Whilst travelling around Wales I used to see Red Kites swooping. They have always been special birds to me. They were re-introduced into the area in the Eighties, and at my father’s funeral, I remember Red Kites were flying overhead.
The cottage was the last house my mother and father owned. It was situated in a beautiful spot where two rivers meet at the end of the garden and there was an immense London Plane tree taking the whole of one of the gardens. This piece includes all of these significant parts of my memories; the tree, the cottage and the Red Kites.
How has your work developed since you began and how do you see it evolving in the future?
At the beginning of my career, I focused on designing my own fabrics and making them into products. In the last five years, I have moved away from making products into creating one-off, fine art pieces.
I have used lots of techniques including screen printing, incorporating foiling papers and painting directly onto cloth. All of my work includes stitch. I paint and make collages to inform my textile work. Using a range of different processes excites me and I want to find new ways of using these techniques to help engage with my subject matter.
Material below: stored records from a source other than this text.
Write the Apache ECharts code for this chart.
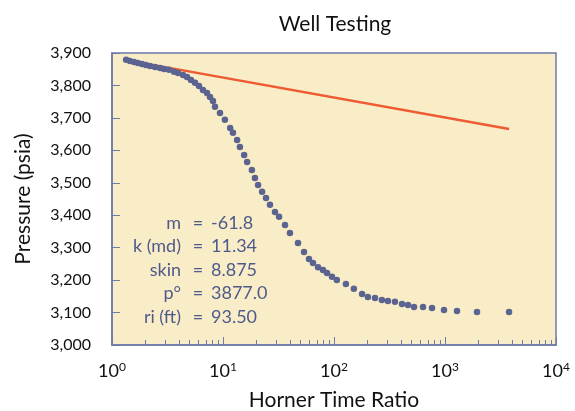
<!DOCTYPE html>
<html><head><meta charset="utf-8">
<script src="https://cdn.jsdelivr.net/npm/echarts@6/dist/echarts.min.js"></script>
<style>html,body{margin:0;padding:0;background:#fff}#c{width:575px;height:411px}</style>
</head><body><div id="c"></div>
<script>
// Horner time ratio (x) and pressure (psia) of measured points
const hornerRatio = [1.34,1.45,1.58,1.71,1.86,2.02,2.2,2.44,2.71,2.94,3.26,3.62,3.93,4.36,4.74,5.15,5.6,6.08,6.6,7.18,7.64,8.13,8.47,9.4,10.4,11.6,12.3,13.4,14.2,15.5,16.5,18.2,19.4,20.7,22.5,24.4,26.5,29.4,32.0,36.2,40.1,47.4,53.7,59.5,64.7,71.8,79.6,86.5,95.9,106,128,151,179,202,234,270,306,354,410,464,526,634,764,979,1283,1942,3775];
const pressure = [3879,3875,3872,3869,3866,3863,3860,3857,3854,3851,3848,3842,3838,3832,3826,3817,3808,3798,3786,3777,3764,3752,3734,3715,3694,3669,3654,3632,3610,3586,3564,3539,3515,3493,3472,3453,3432,3410,3395,3370,3345,3314,3287,3265,3253,3240,3231,3222,3210,3200,3188,3173,3157,3148,3145,3139,3136,3133,3126,3123,3117,3117,3114,3108,3105,3102,3102];
// Semilog straight line fit (endpoints)
const fitRatio = [1.34, 3780];
const fitPressure = [3878, 3666];
// Axis tick labels
const yTicks = [3000,3100,3200,3300,3400,3500,3600,3700,3800,3900];
const xDecades = [1,10,100,1000,10000];
// Annotation
const annLabels = ["m","k (md)","skin","p°","ri (ft)"];
const annValues = ["-61.8","11.34","8.875","3877.0","93.50"];

const FONT = 'Lato';
const chart = echarts.init(document.getElementById('c'), null, {renderer:'canvas'});
const points = hornerRatio.map((x,i)=>[x,pressure[i]]);
const fit = fitRatio.map((x,i)=>[x,fitPressure[i]]);
const ann = [];
const annColor = '#4f5a8c';
annLabels.forEach((l,i)=>{
  const y = 223 + i*23.5;
  ann.push({type:'text', x:181, y:y, style:{text:l, fill:annColor, font:'18px '+FONT, align:'right', verticalAlign:'middle'}});
  ann.push({type:'text', x:198, y:y, style:{text:'=', fill:annColor, font:'18px '+FONT, align:'center', verticalAlign:'middle'}});
  ann.push({type:'text', x:211, y:y, style:{text:annValues[i], fill:annColor, font:'18px '+FONT, align:'left', verticalAlign:'middle'}});
});
chart.setOption({
  animation:false,
  title:{text:'Well Testing', left:330, top:9, textAlign:'center', textStyle:{fontFamily:FONT, fontSize:21, fontWeight:'normal', color:'#111'}},
  grid:{left:112, top:53, right:19, bottom:66, outerBoundsMode:'none', containLabel:false, show:true, backgroundColor:'#f9edc7', borderColor:'#6d79a8', borderWidth:1.5},
  xAxis:{type:'log', logBase:10, min:1, max:10000,
    name:'Horner Time Ratio', nameLocation:'middle', nameGap:45,
    nameTextStyle:{fontFamily:FONT, fontSize:21, color:'#111'},
    axisLine:{show:true, lineStyle:{color:'#6d79a8', width:1.5}},
    axisTick:{show:true, inside:true, length:8, lineStyle:{color:'#6d79a8'}},
    minorTick:{show:true, splitNumber:9, length:5, lineStyle:{color:'#6d79a8'}},
    splitLine:{show:false},
    axisLabel:{margin:16, formatter:(v)=>'10{s|'+Math.round(Math.log10(v))+'}', color:'#111', fontFamily:FONT, fontSize:18,
      rich:{s:{fontSize:12, verticalAlign:'top', padding:[0,0,8,0], fontFamily:FONT, color:'#111'}}}
  },
  yAxis:{type:'value', min:3000, max:3900, interval:100,
    name:'Pressure (psia)', nameLocation:'middle', nameGap:78, nameRotate:90,
    nameTextStyle:{fontFamily:FONT, fontSize:21, color:'#111'},
    axisLine:{show:true, lineStyle:{color:'#6d79a8', width:1.5}},
    axisTick:{show:true, inside:true, length:8, lineStyle:{color:'#6d79a8'}},
    splitLine:{show:false},
    axisLabel:{margin:21, color:'#111', fontFamily:FONT, fontSize:16, formatter:(v)=>v.toLocaleString('en-US')}
  },
  series:[
    {type:'line', data:fit, symbol:'none', lineStyle:{color:'#ee5a32', width:2.5}, z:2},
    {type:'scatter', data:points, symbol:'circle', symbolSize:6.5, itemStyle:{color:'#5b6390', opacity:1}, z:3}
  ],
  graphic:ann
});
</script></body></html>
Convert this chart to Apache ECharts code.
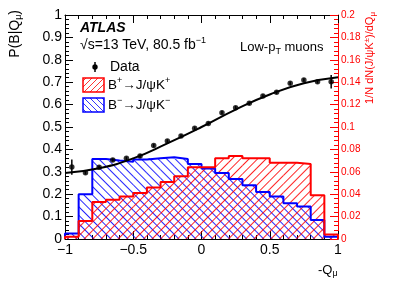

- Choosing a complementary or contrasting colour palette can help give good balance across your piece
- Treasured objects make great subjects for creating textile works with meaning
- Exploring other media can feed into your textile work – try out some paper collage or painting to help figure out your designs
About the artist:
Harriett Chapman holds a degree in Surface Pattern Design from Swansea College of Art / UWTSD. She has won two Design Wales awards (2006, 2007) and was the first prize winner of the IKEA makers awards (2007). Her work has been featured in Sewing World magazine (2009) and Vogue magazine (2010). Harriet is a member of the Makers Guild in Wales.